[Pacemaker] TOTEM: Process pause detected? Leading to STONITH...

Fri Aug 12 05:58:54 EDT 2011

Hi Steven,

On 12.08.2011, at 02:11, Steven Dake wrote:
>> We've had another one of these this morning:
>> "Process pause detected for 11763 ms, flushing membership messages."
>> According to the graphs that are generated from Nagios data, the load of that system 
>> jumped from 1.0 to 5.1 ca. 2 minutes before this event, stayed at that value for 
>> ~5 minutes then dropped to below 1 afterwards. 10 Minutes later the system got shot,
> 
> Did nagios possibly block for 10+ seconds during this time as well?  In
> this case, it wouldn't detect any spikes or delays in scheduling.

Nagios is not running on that machine, it runs on a dedicated server and is
monitoring our servers using a client-side component (NRPE). 
These checks run at a scheduled interval of 5 Minutes, so it's not possible 
to get a more detailed view at that particular time frame.  
Especially I couldn't tell, if multiple/all processes were frozen for 
10+ seconds or only the Corosync process.

> Are you running in a virtual machine or on old/slow hardware?

I'm afraid not. It's an IBM x3650 M3 machine with 2x Xeon E5620 Quadcore CPUs
and 32 GB RAM. The machine is mirroring two of its disk arrays via DRBD to an 
identical twin forming an Active/Standby setup. The active machine runs a 
MySQL server on XFS (which is only mounted on the active node) and both machines
share a large amount of small files on an OCFS2 filesystem.
I originally planned to utilize the standby node for jobs that access the shared 
data files but don't need direct access to the database files. However, since 
the whole setup has not been working very stable so far, the standby machine does 
not run any such jobs except for the daily backup of the shared data files (which 
only needs to be done on one of the nodes).

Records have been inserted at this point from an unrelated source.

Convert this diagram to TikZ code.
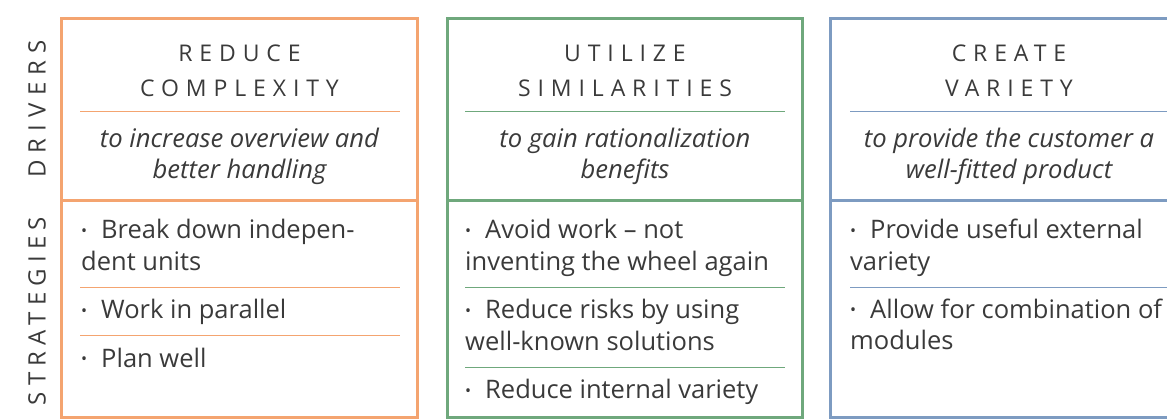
\documentclass[tikz,border=0pt]{standalone}
\usepackage{fontspec}
\setmainfont{Open Sans}
\definecolor{cOr}{HTML}{F4A470}
\definecolor{cGr}{HTML}{6FA87C}
\definecolor{cBl}{HTML}{7D9BC1}
\definecolor{cTx}{HTML}{3A3A3A}
\newcommand{\spaced}{\addfontfeature{LetterSpace=30}}
\newcommand{\bul}{\raisebox{2.5pt}{\fontsize{16}{16}\selectfont\textbullet}\hspace{14pt}}
\tikzset{
  frame/.style={line width=3pt},
  sep/.style={line width=0.9pt},
  title/.style={text=cTx, align=center, font=\fontsize{23}{35}\selectfont\spaced, inner sep=0pt},
  sub/.style={text=cTx, align=center, font=\fontsize{25.6}{31}\selectfont\itshape, inner sep=0pt},
  item/.style={text=cTx, align=left, font=\fontsize{25.5}{32}\selectfont, inner sep=0pt, anchor=base west},
  side/.style={text=cTx, rotate=90, font=\fontsize{24}{24}\selectfont\spaced, inner sep=0pt}
}
\begin{document}
\begin{tikzpicture}[x=1pt,y=-1pt]
\useasboundingbox (0,0) rectangle (1167,419);
\clip (0,0) rectangle (1167,419);
% side labels
\node[side] (drv) at (37,109) {DRIVERS};
\node[side] (str) at (37,311) {\addfontfeature{LetterSpace=26}STRATEGIES};
% box 1
\draw[frame,cOr] (61.5,18.5) rectangle (417.5,417);
\draw[frame,cOr] (61.5,200.5) -- (417.5,200.5);
\draw[sep,cOr] (80,111) -- (400,111);
\draw[sep,cOr] (80,287) -- (400,287);
\draw[sep,cOr] (80,335) -- (400,335);
\node[title] (t1) at (239.5,71) {REDUCE\\COMPLEXITY};
\node[sub] (s1) at (239.5,156) {to increase overview and\\better handling};
\node[item] (a1) at (81,271) {\bul Break down indepen-\\dent units};
\node[item] (a2) at (81,319) {\bul Work in parallel};
\node[item] (a3) at (81,367) {\bul Plan well};
% box 2
\draw[frame,cGr] (447.5,18.5) rectangle (802.5,417);
\draw[frame,cGr] (447.5,200.5) -- (802.5,200.5);
\draw[sep,cGr] (465,111) -- (785,111);
\draw[sep,cGr] (465,287) -- (785,287);
\draw[sep,cGr] (465,367) -- (785,367);
\node[title] (t2) at (625,71) {UTILIZE\\SIMILARITIES};
\node[sub] (s2) at (625,156) {to gain rationalization\\benefits};
\node[item] (b1) at (465,271) {\bul Avoid work -- not\\inventing the wheel again};
\node[item] (b2) at (465,351) {\bul Reduce risks by using\\well-known solutions};
\node[item] (b3) at (465,399) {\bul Reduce internal variety};
% box 3
\draw[frame,cBl] (830.5,18.5) rectangle (1190,417);
\draw[frame,cBl] (830.5,200.5) -- (1190,200.5);
\draw[sep,cBl] (850,111) -- (1190,111);
\draw[sep,cBl] (850,287) -- (1190,287);
\node[title] (t3) at (1009,71) {CREATE\\VARIETY};
\node[sub] (s3) at (1009,156) {to provide the customer a\\well-fitted product};
\node[item] (c1) at (850,271) {\bul Provide useful external\\variety};
\node[item] (c2) at (850,350) {\bul Allow for combination of\\modules};
\end{tikzpicture}
\end{document}
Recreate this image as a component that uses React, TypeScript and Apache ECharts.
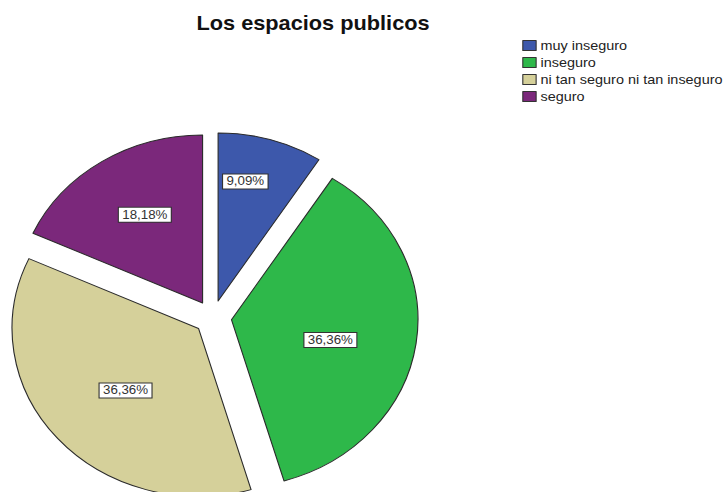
import React, { useEffect, useRef } from "react";
import * as echarts from "echarts";

const titleText = "Los espacios publicos";
const categories = ["muy inseguro", "inseguro", "ni tan seguro ni tan inseguro", "seguro"];
const counts = [1, 4, 4, 2];
const colors = ["#3d58ab", "#2eb84a", "#d5d09a", "#7b287b"];
// per-slice label nudges (style only), in px
const labelNudge = [[0, -36], [3, 8], [0, 5], [-5, -15]];

const STRETCH = 1.11;
const W = 656;
const H = 492;

export default function App() {
  const ref = useRef<HTMLDivElement>(null);
  useEffect(() => {
    if (!ref.current) return;
    const chart = echarts.init(ref.current, undefined, { renderer: "svg" });
    const total = counts.reduce((a, b) => a + b, 0);
    chart.setOption({
      animation: false,
      backgroundColor: "#ffffff",
      title: {
        text: titleText,
        left: 172,
        top: 8,
        textStyle: { fontFamily: "Liberation Sans, Arial, sans-serif", fontSize: 19.6, fontWeight: "bold", color: "#111" },
      },
      legend: {
        orient: "vertical",
        left: 465.5,
        top: 33,
        itemWidth: 12,
        itemHeight: 10,
        itemGap: 2,
        icon: "rect",
        selectedMode: false,
        data: categories,
        itemStyle: { borderColor: "#333", borderWidth: 1 },
        textStyle: { fontFamily: "Liberation Sans, Arial, sans-serif", fontSize: 13, color: "#222", lineHeight: 15, padding: [0, 0, 0, -1] },
      },
      series: [
        {
          type: "pie",
          center: [191.7, 317.3],
          radius: [0, 168],
          startAngle: 90,
          clockwise: true,
          selectedMode: "multiple",
          selectedOffset: 17,
          avoidLabelOverlap: false,
          emphasis: { disabled: true },
          itemStyle: { borderColor: "#2a2a2a", borderWidth: 1 },
          label: {
            show: true,
            position: "inside",
            fontFamily: "Liberation Sans, Arial, sans-serif",
            fontSize: 12,
            color: "#333",
            backgroundColor: "#ffffff",
            borderColor: "#333",
            borderWidth: 1,
            padding: [1, 3, 1, 3],
            formatter: (p: any) => ((p.value / total) * 100).toFixed(2).replace(".", ",") + "%",
          },
          labelLayout: (p: any) => ({ dx: labelNudge[p.dataIndex][0], dy: labelNudge[p.dataIndex][1] }),
          labelLine: { show: false },
          data: categories.map((name, i) => ({
            name,
            value: counts[i],
            selected: true,
            itemStyle: { color: colors[i] },
          })),
        },
      ],
    });
    return () => chart.dispose();
  }, []);
  return (
    <div style={{ position: "absolute", left: 0, top: 0, width: 728, height: H, overflow: "hidden", background: "#fff" }}>
      <div
        ref={ref}
        style={{ width: W, height: H, transform: `scaleX(${STRETCH})`, transformOrigin: "0 0" }}
      />
    </div>
  );
}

> RE deadline cpu scheduler, the only thing I can find about that topic is
> a new scheduling class.  Corosync doesn't take advantage of that
> scheduling class (its not in the linux 3.0 glibc man pages - if it is
> there, we don't know how to use it).

Sorry, I think I mixed that up #-/
The deadline scheduler is used for I/O operations, not as a CPU scheduler.
So it shouldn't matter in this case.

> I would really like someone that has these process pause problems to
> test a patch I have posted to see if it rectifies the situation.  Our
> significant QE team at Red Hat doesn't see these problems and I can't
> generate them in engineering.  It is possible your device drivers are
> taking spinlocks for extended periods or some other kernel problem is
> occurring.
> 
> If you feel up to the task of building your own corosync, try out this
> patch:
> 
> http://marc.info/?l=openais&m=130989380207300&w=2

I'd love to test this, but it'll take a few weeks. 
The machines are already productive and we don't have comparable test machines.
I'm currently (acutally ;) having a few days off, and when I'm back at the office, 
I'll update the Corosync version to v1.4.1 (because of the retransmit list 
problem) -- does the patch cleanly apply to v1.4.1?
I'll then need to schedule some downtime for the update and then we'll have to wait 
what happens, since we've had around 12 days of stable operations twice in a row 
(yay!).
If you still want to reproduce the problem, I could get you all sorts of details 
regarding our setup.

-- 
Sebastian